- **Work to complete**: Which lines in the material below contain the word "that"? Copy each of them.

- **Data provided**:
-- -- --

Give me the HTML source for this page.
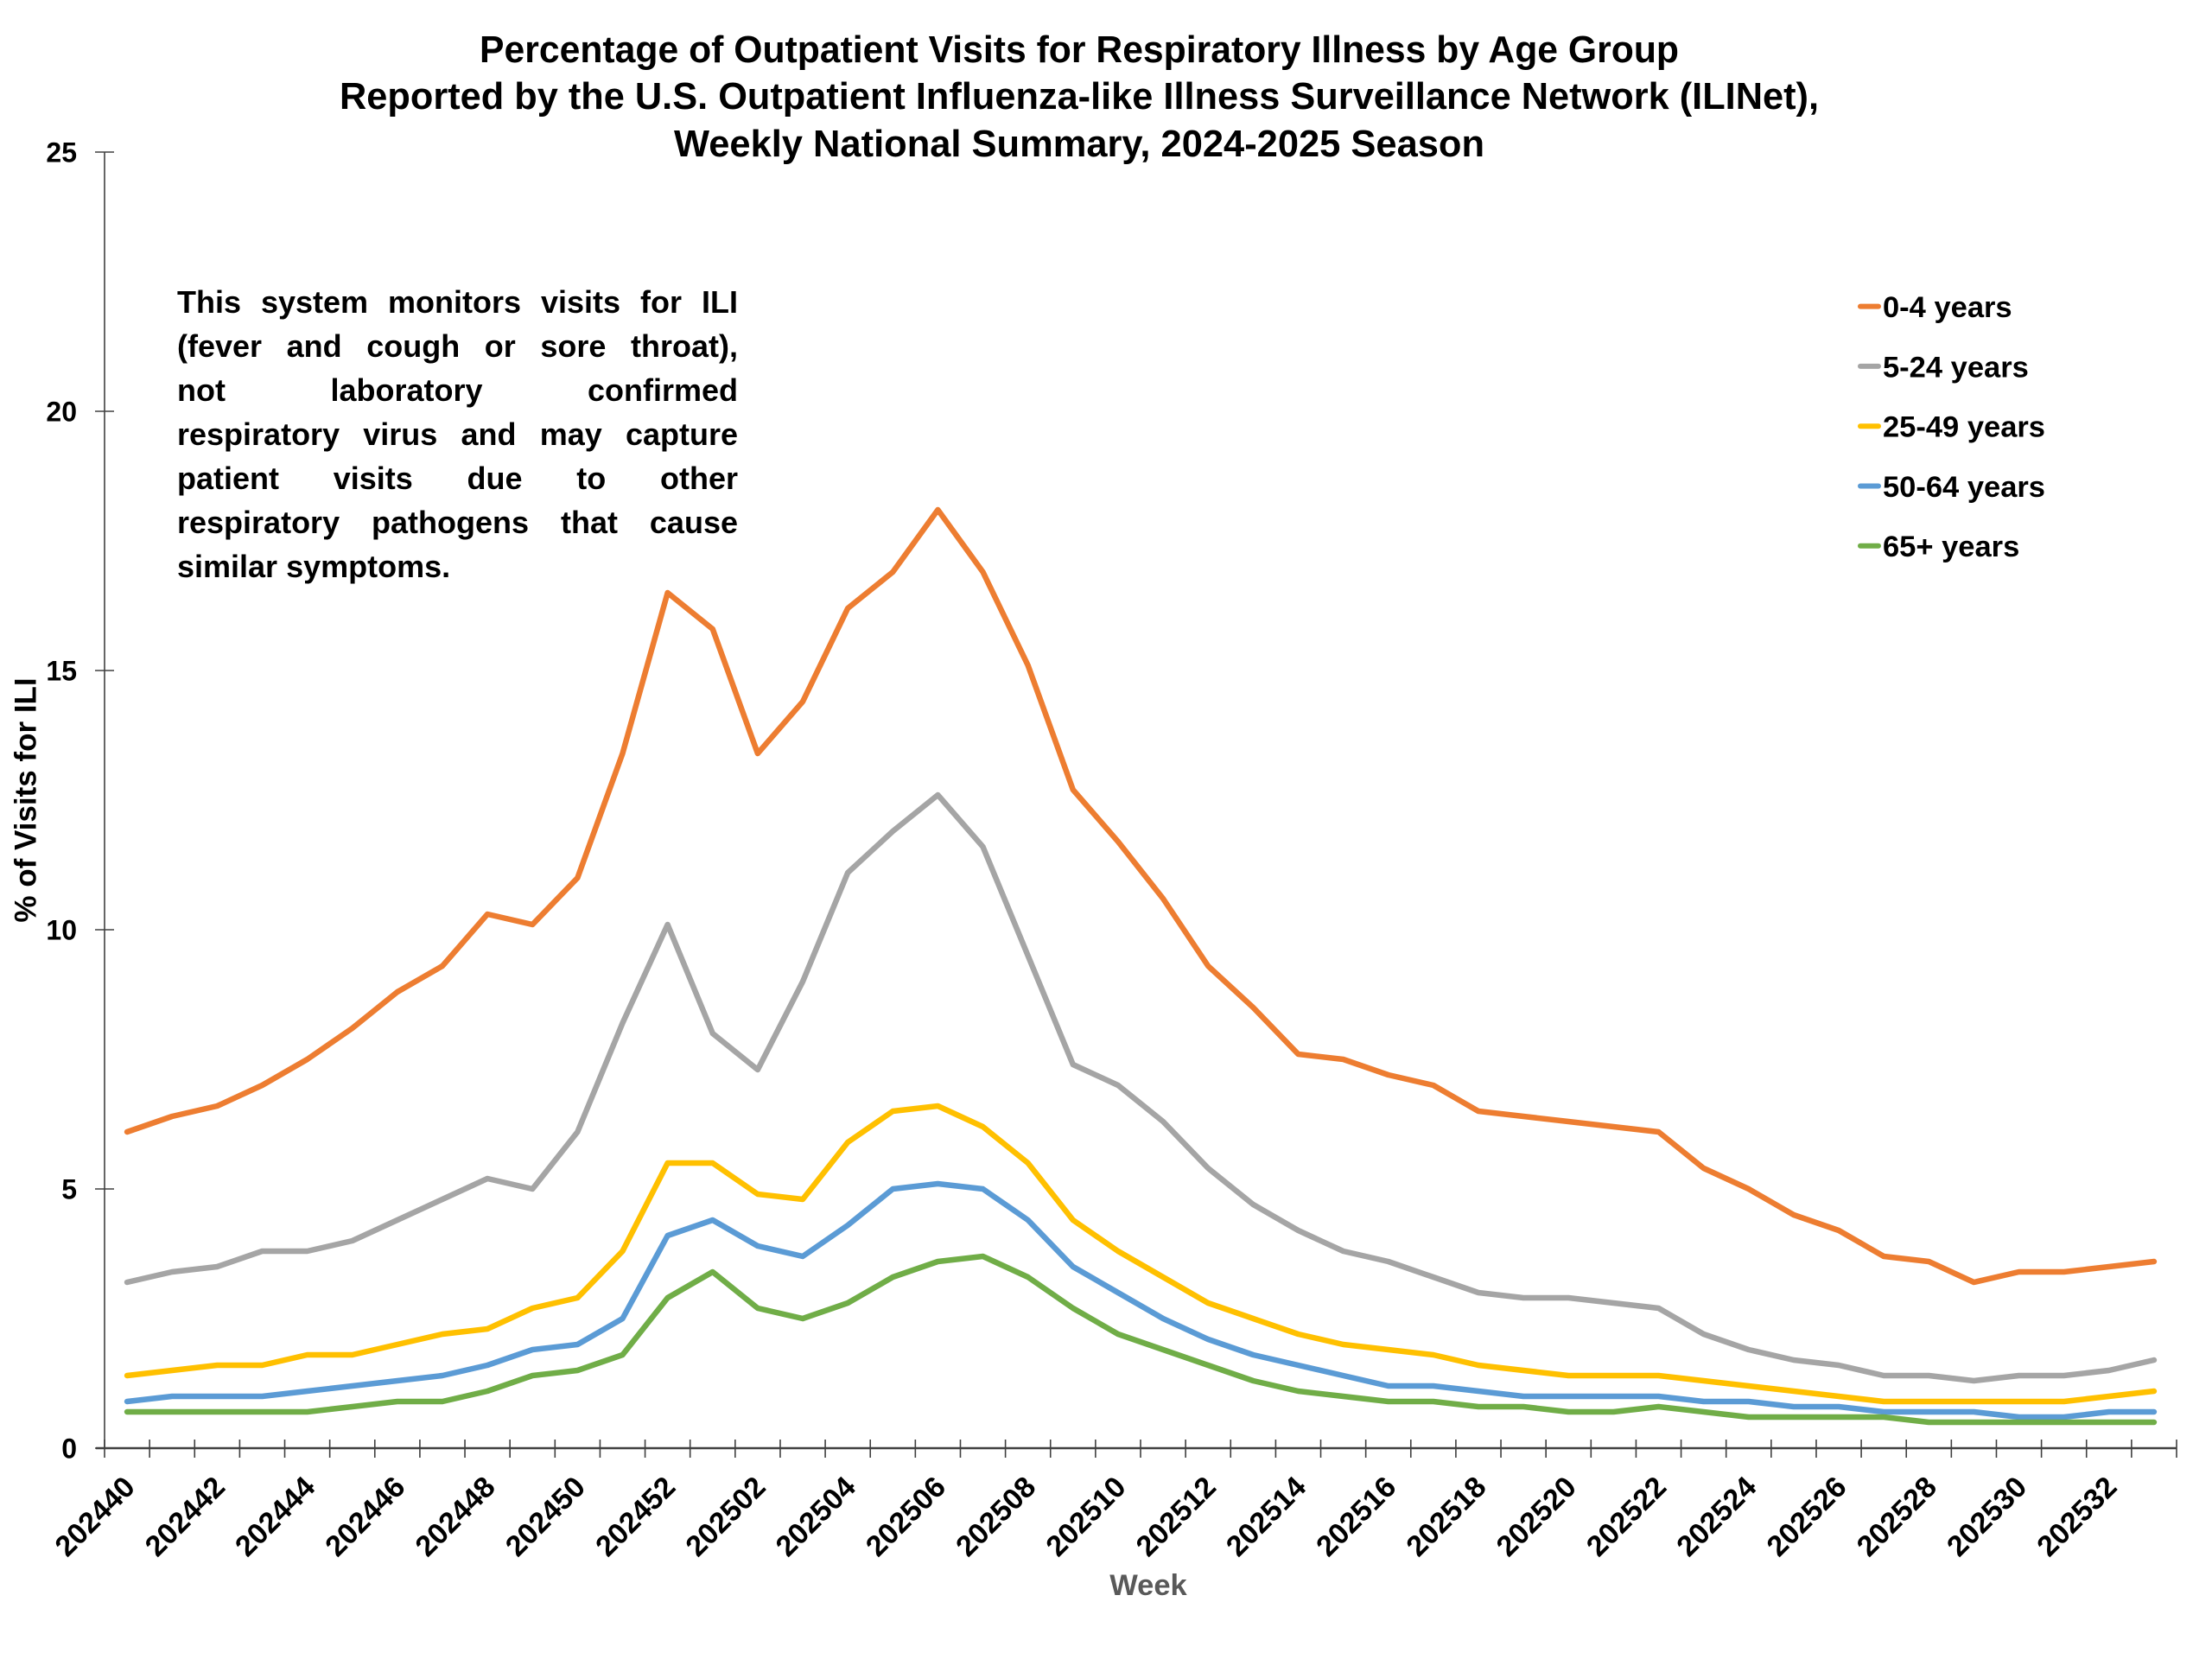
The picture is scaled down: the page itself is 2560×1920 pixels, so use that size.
<!DOCTYPE html>
<html>
<head>
<meta charset="utf-8">
<style>
html,body{margin:0;padding:0;background:#fff;}
#wrap{position:relative;width:2560px;height:1920px;overflow:hidden;background:#fff;}
svg{position:absolute;left:0;top:0;}
.ln{position:absolute;left:205px;width:649px;font-family:"Liberation Sans",sans-serif;font-weight:bold;font-size:36px;line-height:51px;color:#000;margin:0;padding:0;}
.j{text-align:justify;text-align-last:justify;}
</style>
</head>
<body>
<div id="wrap">
<svg width="2560" height="1920" viewBox="0 0 2560 1920" xmlns="http://www.w3.org/2000/svg">
  <rect x="0" y="0" width="2560" height="1920" fill="#fff"/>

  <!-- Title -->
  <g font-family="Liberation Sans, sans-serif" font-weight="bold" font-size="44" fill="#000" text-anchor="middle">
    <text x="1249" y="72" textLength="1388" lengthAdjust="spacingAndGlyphs">Percentage of Outpatient Visits for Respiratory Illness by Age Group</text>
    <text x="1249" y="126" textLength="1712" lengthAdjust="spacingAndGlyphs">Reported by the U.S. Outpatient Influenza-like Illness Surveillance Network (ILINet),</text>
    <text x="1249" y="181" textLength="938" lengthAdjust="spacingAndGlyphs">Weekly National Summary, 2024-2025 Season</text>
  </g>

  <!-- Axes -->
  <line x1="121" y1="176" x2="121" y2="1676" stroke="#404040" stroke-width="1.6"/>
  <line x1="111" y1="1676" x2="2519" y2="1676" stroke="#404040" stroke-width="2.5"/>
  <!-- Y ticks -->
  <path d="M110,176H132 M110,476H132 M110,776H132 M110,1076H132 M110,1376H132 M110,1676H132" stroke="#404040" stroke-width="1.6" fill="none"/>
  <!-- X ticks -->
  <g transform="translate(121,0) scale(52.1304,1)">
    <path vector-effect="non-scaling-stroke" stroke="#404040" stroke-width="1.6" fill="none"
      d="M0,1666V1687 M1,1666V1687 M2,1666V1687 M3,1666V1687 M4,1666V1687 M5,1666V1687 M6,1666V1687 M7,1666V1687 M8,1666V1687 M9,1666V1687 M10,1666V1687 M11,1666V1687 M12,1666V1687 M13,1666V1687 M14,1666V1687 M15,1666V1687 M16,1666V1687 M17,1666V1687 M18,1666V1687 M19,1666V1687 M20,1666V1687 M21,1666V1687 M22,1666V1687 M23,1666V1687 M24,1666V1687 M25,1666V1687 M26,1666V1687 M27,1666V1687 M28,1666V1687 M29,1666V1687 M30,1666V1687 M31,1666V1687 M32,1666V1687 M33,1666V1687 M34,1666V1687 M35,1666V1687 M36,1666V1687 M37,1666V1687 M38,1666V1687 M39,1666V1687 M40,1666V1687 M41,1666V1687 M42,1666V1687 M43,1666V1687 M44,1666V1687 M45,1666V1687 M46,1666V1687"/>
  </g>

  <!-- Y tick labels -->
  <g font-family="Liberation Sans, sans-serif" font-weight="bold" font-size="32" fill="#000" text-anchor="end">
    <text x="89" y="1687.5">0</text>
    <text x="89" y="1387.5">5</text>
    <text x="89" y="1087.5">10</text>
    <text x="89" y="787.5">15</text>
    <text x="89" y="487.5">20</text>
    <text x="89" y="187.5">25</text>
  </g>

  <!-- Y axis title -->
  <text transform="translate(41.5,926) rotate(-90)" font-family="Liberation Sans, sans-serif" font-weight="bold" font-size="35" fill="#000" text-anchor="middle">% of Visits for ILI</text>

  <!-- X tick labels -->
  <g font-family="Liberation Sans, sans-serif" font-weight="bold" font-size="34" fill="#000" text-anchor="end">
    <text transform="translate(158,1723) rotate(-45)">202440</text>
    <text transform="translate(262.26,1723) rotate(-45)">202442</text>
    <text transform="translate(366.52,1723) rotate(-45)">202444</text>
    <text transform="translate(470.78,1723) rotate(-45)">202446</text>
    <text transform="translate(575.04,1723) rotate(-45)">202448</text>
    <text transform="translate(679.3,1723) rotate(-45)">202450</text>
    <text transform="translate(783.56,1723) rotate(-45)">202452</text>
    <text transform="translate(887.82,1723) rotate(-45)">202502</text>
    <text transform="translate(992.08,1723) rotate(-45)">202504</text>
    <text transform="translate(1096.34,1723) rotate(-45)">202506</text>
    <text transform="translate(1200.6,1723) rotate(-45)">202508</text>
    <text transform="translate(1304.86,1723) rotate(-45)">202510</text>
    <text transform="translate(1409.12,1723) rotate(-45)">202512</text>
    <text transform="translate(1513.38,1723) rotate(-45)">202514</text>
    <text transform="translate(1617.64,1723) rotate(-45)">202516</text>
    <text transform="translate(1721.9,1723) rotate(-45)">202518</text>
    <text transform="translate(1826.16,1723) rotate(-45)">202520</text>
    <text transform="translate(1930.42,1723) rotate(-45)">202522</text>
    <text transform="translate(2034.68,1723) rotate(-45)">202524</text>
    <text transform="translate(2138.94,1723) rotate(-45)">202526</text>
    <text transform="translate(2243.2,1723) rotate(-45)">202528</text>
    <text transform="translate(2347.46,1723) rotate(-45)">202530</text>
    <text transform="translate(2451.72,1723) rotate(-45)">202532</text>
  </g>

  <!-- X axis title -->
  <text x="1329" y="1846" font-family="Liberation Sans, sans-serif" font-weight="bold" font-size="34.5" fill="#595959" text-anchor="middle">Week</text>

  <!-- Series -->
  <g transform="translate(147.065,1676) scale(52.1304,-60)" fill="none" stroke-linejoin="round" stroke-linecap="round">
    <polyline vector-effect="non-scaling-stroke" stroke="#ED7D31" stroke-width="6.5"
      points="0,6.1 1,6.4 2,6.6 3,7.0 4,7.5 5,8.1 6,8.8 7,9.3 8,10.3 9,10.1 10,11.0 11,13.4 12,16.5 13,15.8 14,13.4 15,14.4 16,16.2 17,16.9 18,18.1 19,16.9 20,15.1 21,12.7 22,11.7 23,10.6 24,9.3 25,8.5 26,7.6 27,7.5 28,7.2 29,7.0 30,6.5 31,6.4 32,6.3 33,6.2 34,6.1 35,5.4 36,5.0 37,4.5 38,4.2 39,3.7 40,3.6 41,3.2 42,3.4 43,3.4 44,3.5 45,3.6"/>
    <polyline vector-effect="non-scaling-stroke" stroke="#A5A5A5" stroke-width="6.5"
      points="0,3.2 1,3.4 2,3.5 3,3.8 4,3.8 5,4.0 6,4.4 7,4.8 8,5.2 9,5.0 10,6.1 11,8.2 12,10.1 13,8.0 14,7.3 15,9.0 16,11.1 17,11.9 18,12.6 19,11.6 20,9.5 21,7.4 22,7.0 23,6.3 24,5.4 25,4.7 26,4.2 27,3.8 28,3.6 29,3.3 30,3.0 31,2.9 32,2.9 33,2.8 34,2.7 35,2.2 36,1.9 37,1.7 38,1.6 39,1.4 40,1.4 41,1.3 42,1.4 43,1.4 44,1.5 45,1.7"/>
    <polyline vector-effect="non-scaling-stroke" stroke="#FFC000" stroke-width="6.5"
      points="0,1.4 1,1.5 2,1.6 3,1.6 4,1.8 5,1.8 6,2.0 7,2.2 8,2.3 9,2.7 10,2.9 11,3.8 12,5.5 13,5.5 14,4.9 15,4.8 16,5.9 17,6.5 18,6.6 19,6.2 20,5.5 21,4.4 22,3.8 23,3.3 24,2.8 25,2.5 26,2.2 27,2.0 28,1.9 29,1.8 30,1.6 31,1.5 32,1.4 33,1.4 34,1.4 35,1.3 36,1.2 37,1.1 38,1.0 39,0.9 40,0.9 41,0.9 42,0.9 43,0.9 44,1.0 45,1.1"/>
    <polyline vector-effect="non-scaling-stroke" stroke="#5B9BD5" stroke-width="6.5"
      points="0,0.9 1,1.0 2,1.0 3,1.0 4,1.1 5,1.2 6,1.3 7,1.4 8,1.6 9,1.9 10,2.0 11,2.5 12,4.1 13,4.4 14,3.9 15,3.7 16,4.3 17,5.0 18,5.1 19,5.0 20,4.4 21,3.5 22,3.0 23,2.5 24,2.1 25,1.8 26,1.6 27,1.4 28,1.2 29,1.2 30,1.1 31,1.0 32,1.0 33,1.0 34,1.0 35,0.9 36,0.9 37,0.8 38,0.8 39,0.7 40,0.7 41,0.7 42,0.6 43,0.6 44,0.7 45,0.7"/>
    <polyline vector-effect="non-scaling-stroke" stroke="#70AD47" stroke-width="6.5"
      points="0,0.7 1,0.7 2,0.7 3,0.7 4,0.7 5,0.8 6,0.9 7,0.9 8,1.1 9,1.4 10,1.5 11,1.8 12,2.9 13,3.4 14,2.7 15,2.5 16,2.8 17,3.3 18,3.6 19,3.7 20,3.3 21,2.7 22,2.2 23,1.9 24,1.6 25,1.3 26,1.1 27,1.0 28,0.9 29,0.9 30,0.8 31,0.8 32,0.7 33,0.7 34,0.8 35,0.7 36,0.6 37,0.6 38,0.6 39,0.6 40,0.5 41,0.5 42,0.5 43,0.5 44,0.5 45,0.5"/>
  </g>

  <!-- Legend -->
  <g stroke-width="6" stroke-linecap="round">
    <line x1="2153" y1="354.6" x2="2174" y2="354.6" stroke="#ED7D31"/>
    <line x1="2153" y1="423.9" x2="2174" y2="423.9" stroke="#A5A5A5"/>
    <line x1="2153" y1="493.2" x2="2174" y2="493.2" stroke="#FFC000"/>
    <line x1="2153" y1="562.5" x2="2174" y2="562.5" stroke="#5B9BD5"/>
    <line x1="2153" y1="631.8" x2="2174" y2="631.8" stroke="#70AD47"/>
  </g>
  <g font-family="Liberation Sans, sans-serif" font-weight="bold" font-size="34.5" fill="#000">
    <text x="2179" y="367">0-4 years</text>
    <text x="2179" y="436.3">5-24 years</text>
    <text x="2179" y="505.6">25-49 years</text>
    <text x="2179" y="574.9">50-64 years</text>
    <text x="2179" y="644.2">65+ years</text>
  </g>
</svg>

<div class="ln j" style="top:323.5px">This system monitors visits for ILI</div>
<div class="ln j" style="top:374.5px">(fever and cough or sore throat),</div>
<div class="ln j" style="top:425.5px">not laboratory confirmed</div>
<div class="ln j" style="top:476.5px">respiratory virus and may capture</div>
<div class="ln j" style="top:527.5px">patient visits due to other</div>
<div class="ln j" style="top:578.5px">respiratory pathogens that cause</div>
<div class="ln" style="top:629.5px">similar symptoms.</div>
</div>
</body>
</html>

-- -- --

- **Full solution**:
The picture is scaled down: the page itself is 2560×1920 pixels, so use that size.
<div class="ln j" style="top:578.5px">respiratory pathogens that cause</div>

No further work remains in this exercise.